Progress that doesn't feel like progress

A lot of negative, negative, negative pulsing through me this week, and it's decided to carry it's way into my weekend.

I will say, before I continue, that I did just watch this, which helped wrestle me from my stewing pot of Ick:



FEEL GOOD times 10, am I right?? (Also, go Seahawks)

This trending negativity came back to hang out with me last night after a nearly-2 hour conversation with my friend Michelle (who I love so much I can't even tell you), and it was back when I woke up today.

Michelle, my phone date from last night, is wise beyond her years. Last night we were talking, and I was telling her that I feel guilty/behind/pathetic/etc. for not writing enough/ever/for a big enough audience. I told her that I came home from work on a Friday and managed to write something - something fiction, something I have no idea what to do with, but something - and I expressed my frustration of feeling like others in the writing rat race are getting ahead of me. I try to correct my thinking every day to adhere to my belief that I am not in charge of my life's timeline, but even so I of course fall victim to my own negativity and failure-fueled thoughts over and over.

As I was telling Michelle about my sort-of-pride for doing some writing on a Friday night but mostly my annoyance with still feeling like it doesn't matter, Michelle said something. To which I said, "I'm writing that down," and I did:

"It's not a failure. It's just a slow success that's not here yet," she said.

She's 23. People aren't supposed to get that kind of wisdom until 75.*

*I actually don't believe that. I see wisdom in people of all ages all the time. So lucky to call many of those people Friend.

Michelle continually astounds me in her ability to really take care of me, though I am five crotchety years her senior. I don't quickly take my tears to my non-family friends, but I hesitate not at all to take them to Michelle. Hours we spend on the phone, thousands of miles between us, and she brings healing and comfort into my life. She cheers me on and acknowledges my feelings as real, valid, and fair.

After I got off the phone with my Shelbot, I cracked open yet another book (someone stop me, please. I have no self control. I crack open books the way a rich celebrity could rifle through $1,000 items of clothing, one after another). This book is fourth in a series I started reading last year, by author Jan Karon. On the dedication page of "Out to Canaan," a verse from Joel is listed.

"I will restore unto you the days the locusts have eaten..." - Joel 2:25

I thought, "Wow. I've never seen that."

I am a horrible Bible reader, in that I rarely do it, I don't understand most of it, and I zone out as I attempt to read it. But in the same breath I find it to be the most hauntingly poetic thing I've ever read. I usually find the poetry in snippets ("O Bethlehem Ephrathah, you are but a small Judean village, yet you will be the birthplace of my King who is alive from everlasting ages past!" - Micah 5:2), which makes sense as I will probably never be one to view things in "the big picture." I would say I believe - or try to believe, or hope to believe - in the big picture message of the Bible, but I find that I am most rocked, most soothed, and most carried forward by the small pieces here and there that don't necessarily make full sense to me. They just stir my guts, make my eyes and cheeks moist, and convince me of their deep, ancient truth in that way.
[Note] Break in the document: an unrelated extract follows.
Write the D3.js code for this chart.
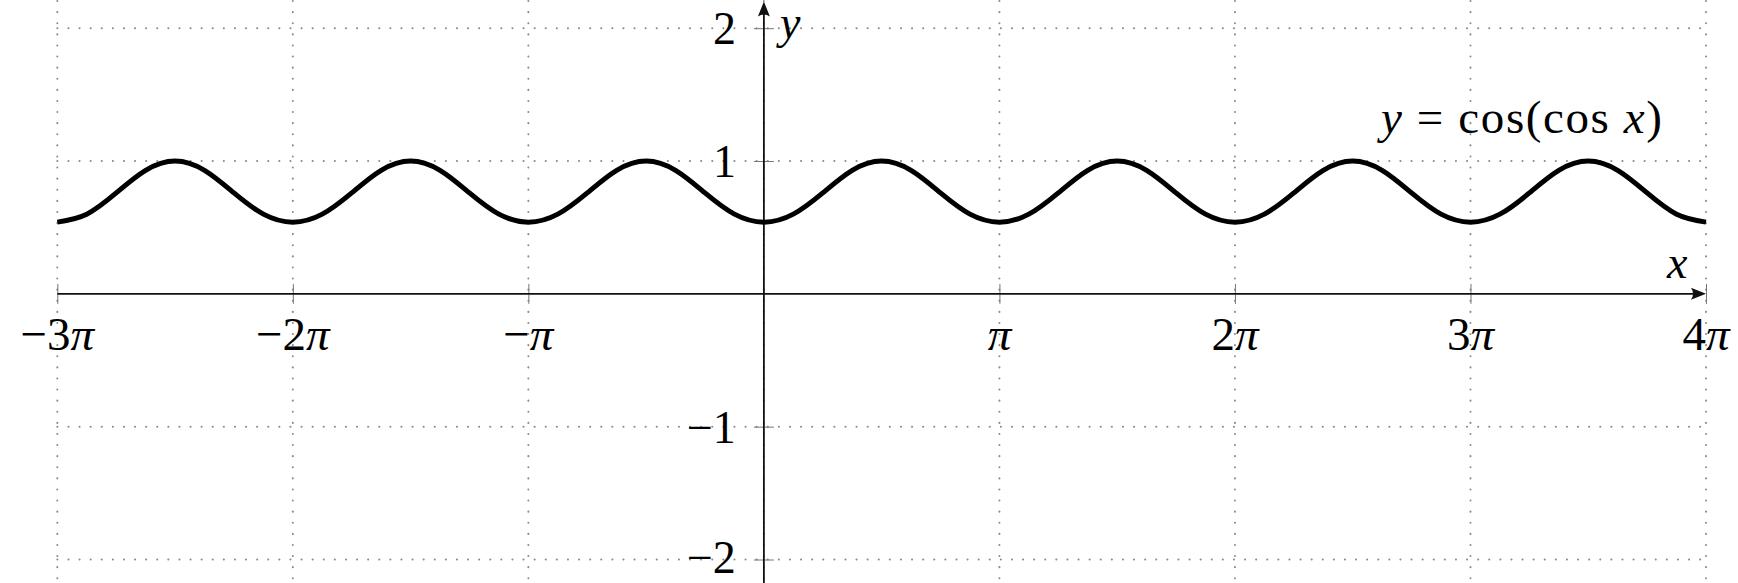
<!DOCTYPE html>
<html>
<head>
<meta charset="utf-8">
<script src="https://cdn.jsdelivr.net/npm/d3@7"></script>
<style>
  body { margin: 0; background: #fff; }
  svg { display: block; }
  text { font-family: "Liberation Serif", "DejaVu Serif", serif; fill: #000; }
</style>
</head>
<body>
<svg id="graph"></svg>
<script>
// x positions in units of pi/8
var xEighthPi = [-24,-23,-22,-21,-20,-19,-18,-17,-16,-15,-14,-13,-12,-11,-10,-9,-8,-7,-6,-5,-4,-3,-2,-1,
                 0,1,2,3,4,5,6,7,8,9,10,11,12,13,14,15,16,17,18,19,20,21,22,23,24,25,26,27,28,29,30,31,32];
// y values at those positions
var yValues = [0.54,0.60,0.76,0.93,1.00,0.93,0.76,0.60,
               0.54,0.60,0.76,0.93,1.00,0.93,0.76,0.60,
               0.54,0.60,0.76,0.93,1.00,0.93,0.76,0.60,
               0.54,0.60,0.76,0.93,1.00,0.93,0.76,0.60,
               0.54,0.60,0.76,0.93,1.00,0.93,0.76,0.60,
               0.54,0.60,0.76,0.93,1.00,0.93,0.76,0.60,
               0.54,0.60,0.76,0.93,1.00,0.93,0.76,0.60,
               0.54];

var xTickValues = [-3,-2,-1,0,1,2,3,4];          // multiples of pi
var xTickLabels = ["\u22123", "\u22122", "\u2212", "", "", "2", "3", "4"];
var yTickValues = [-2,-1,1,2];
var yTickLabels = ["\u22122", "\u22121", "1", "2"];
var curveLabel = ["y", " = cos(cos ", "x", ")"];

var screen = { width: 1738, height: 583 };

var svg = d3.select("#graph")
    .attr("width", screen.width)
    .attr("height", screen.height);

var xScale = d3.scaleLinear()
    .domain([-3 * Math.PI, 4 * Math.PI])
    .range([57.3, 1706]);
var yScale = d3.scaleLinear()
    .domain([-2, 2])
    .range([559.5, 28.2]);

var x0 = xScale(0), y0 = yScale(0);

// grid
var grid = svg.append("g");
grid.selectAll("line.v")
    .data(xTickValues)
    .enter()
    .append("line")
    .attr("x1", function(d){ return xScale(d * Math.PI); })
    .attr("x2", function(d){ return xScale(d * Math.PI); })
    .attr("y1", 1)
    .attr("y2", screen.height)
    .attr("stroke", "#8a8a8a")
    .attr("stroke-width", 2)
    .attr("stroke-linecap", "round")
    .attr("stroke-dasharray", "0.1 11");
grid.selectAll("line.h")
    .data([-2,-1,1,2])
    .enter()
    .append("line")
    .attr("x1", xScale.range()[0])
    .attr("x2", xScale.range()[1])
    .attr("y1", function(d){ return yScale(d); })
    .attr("y2", function(d){ return yScale(d); })
    .attr("stroke", "#8a8a8a")
    .attr("stroke-width", 2)
    .attr("stroke-linecap", "round")
    .attr("stroke-dasharray", "0.1 11");

// x axis
var xAxis = d3.axisBottom(xScale)
    .tickValues(xTickValues.filter(function(d){ return d != 0; }).map(function(d){ return d * Math.PI; }))
    .tickSize(10)
    .tickPadding(0)
    .tickFormat("");
var gx = svg.append("g")
    .attr("transform", "translate(0," + y0 + ")")
    .call(xAxis);
gx.select(".domain").remove();
gx.selectAll(".tick line")
    .attr("y1", -10)
    .attr("y2", 10)
    .attr("stroke", "#777")
    .attr("stroke-width", 1);

svg.append("line")
    .attr("x1", xScale.range()[0])
    .attr("x2", xScale.range()[1] - 4)
    .attr("y1", y0)
    .attr("y2", y0)
    .attr("stroke", "#111")
    .attr("stroke-width", 1.8);

var xLabels = svg.append("g");
xTickValues.forEach(function(d, i){
    if (d == 0) return;
    var t = xLabels.append("text")
        .attr("x", xScale(d * Math.PI))
        .attr("y", y0 + 56)
        .attr("text-anchor", "middle")
        .attr("font-size", 47);
    t.append("tspan").text(xTickLabels[i]);
    t.append("tspan").attr("font-style", "italic").text("\u03c0");
});

// y axis
var yAxis = d3.axisLeft(yScale)
    .tickValues(yTickValues)
    .tickSize(10)
    .tickFormat("");
var gy = svg.append("g")
    .attr("transform", "translate(" + x0 + ",0)")
    .call(yAxis);
gy.select(".domain").remove();
gy.selectAll(".tick line")
    .attr("x1", -10)
    .attr("x2", 10)
    .attr("stroke", "#777")
    .attr("stroke-width", 1);

svg.append("line")
    .attr("x1", x0)
    .attr("x2", x0)
    .attr("y1", screen.height)
    .attr("y2", 6)
    .attr("stroke", "#111")
    .attr("stroke-width", 1.8);

svg.append("g").selectAll("text")
    .data(yTickValues)
    .enter()
    .append("text")
    .attr("x", x0 - 28)
    .attr("y", function(d){ return yScale(d) + (d == -2 ? 13 : 16); })
    .attr("text-anchor", "end")
    .attr("font-size", 46)
    .text(function(d, i){ return yTickLabels[i]; });

// arrow heads
var arrow = d3.path();
var ax = xScale.range()[1];
arrow.moveTo(ax, y0);
arrow.lineTo(ax - 15, y0 - 6);
arrow.quadraticCurveTo(ax - 11, y0, ax - 15, y0 + 6);
arrow.closePath();
arrow.moveTo(x0, 1.5);
arrow.lineTo(x0 - 6, 16.5);
arrow.quadraticCurveTo(x0, 12.5, x0 + 6, 16.5);
arrow.closePath();
svg.append("path")
    .attr("d", arrow.toString())
    .attr("fill", "#111");

svg.append("text")
    .attr("x", 1667)
    .attr("y", 278)
    .attr("font-size", 46)
    .attr("font-style", "italic")
    .text("x");
svg.append("text")
    .attr("x", 780)
    .attr("y", 38)
    .attr("font-size", 46)
    .attr("font-style", "italic")
    .text("y");

// the curve
var points = xEighthPi.map(function(q, i){ return [q * Math.PI / 8, yValues[i]]; });
var line = d3.line()
    .x(function(d){ return xScale(d[0]); })
    .y(function(d){ return yScale(d[1]); })
    .curve(d3.curveNatural);
svg.append("path")
    .datum(points)
    .attr("d", line)
    .attr("fill", "none")
    .attr("stroke", "#000")
    .attr("stroke-width", 5)
    .attr("stroke-linejoin", "round");

var eq = svg.append("text")
    .attr("x", 1381)
    .attr("y", 133)
    .attr("font-size", 47)
    .attr("textLength", 281)
    .attr("lengthAdjust", "spacing");
curveLabel.forEach(function(s, i){
    eq.append("tspan")
        .attr("font-style", i % 2 == 0 ? "italic" : "normal")
        .attr("xml:space", "preserve")
        .text(s);
});
</script>
</body>
</html>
I read the verse from Joel last night, and though I tossed and turned as I later lay in the dark, as I saw that passage about the locusts I was whacked aside the heart once again and re-awoken.

All these sh*tty days, of no writing, or crap writing, of thinking I am too busy, not busy enough, directionless, head constantly churning - I'm gonna get those days back! The days the locusts have eaten! I'm not focused on cashing in on those days, like some tickets spewing out of an arcade game that I can someday go and use as I wish, writing perfectly and wonderfully - on the porch of a cabin in sight of a river, with a sexy man who will bring me bon-bons as I grow faint from writing flourishing sentences that will inspire the masses... But I'm taking comfort in that those bad days, though they will happen, though I will continue to wrestle with just who I am and what I am offering to people, the point is the locusts aren't winning. The negativity won't win.

I guess what I'm saying is that the locusts have eaten my days, and they will eat more of them, but they don't get to feast on all of them. There is still grass left (though I don't see much of it here, literally, in Los Angeles. We're more of a dust and sand region).

I don't view every past action of mine as progress. There are plenty of them I can hardly think about; I rush past them when my memory tries to surface them; I'm terrified to talk to anyone about them. I got a deep tissue massage on my injured foot this week and thought, "I'd rather endure this than talk about certain things with a therapist."

But my past is past. It will be repeated, much of it. I will have racing thoughts, I will be anxious, I will get lonely on the weekends, I will feel sorry for myself, I will not give enough love to my friends when they sometimes need it.

All I can do is move forward, trusting that the locust days will be restored to me.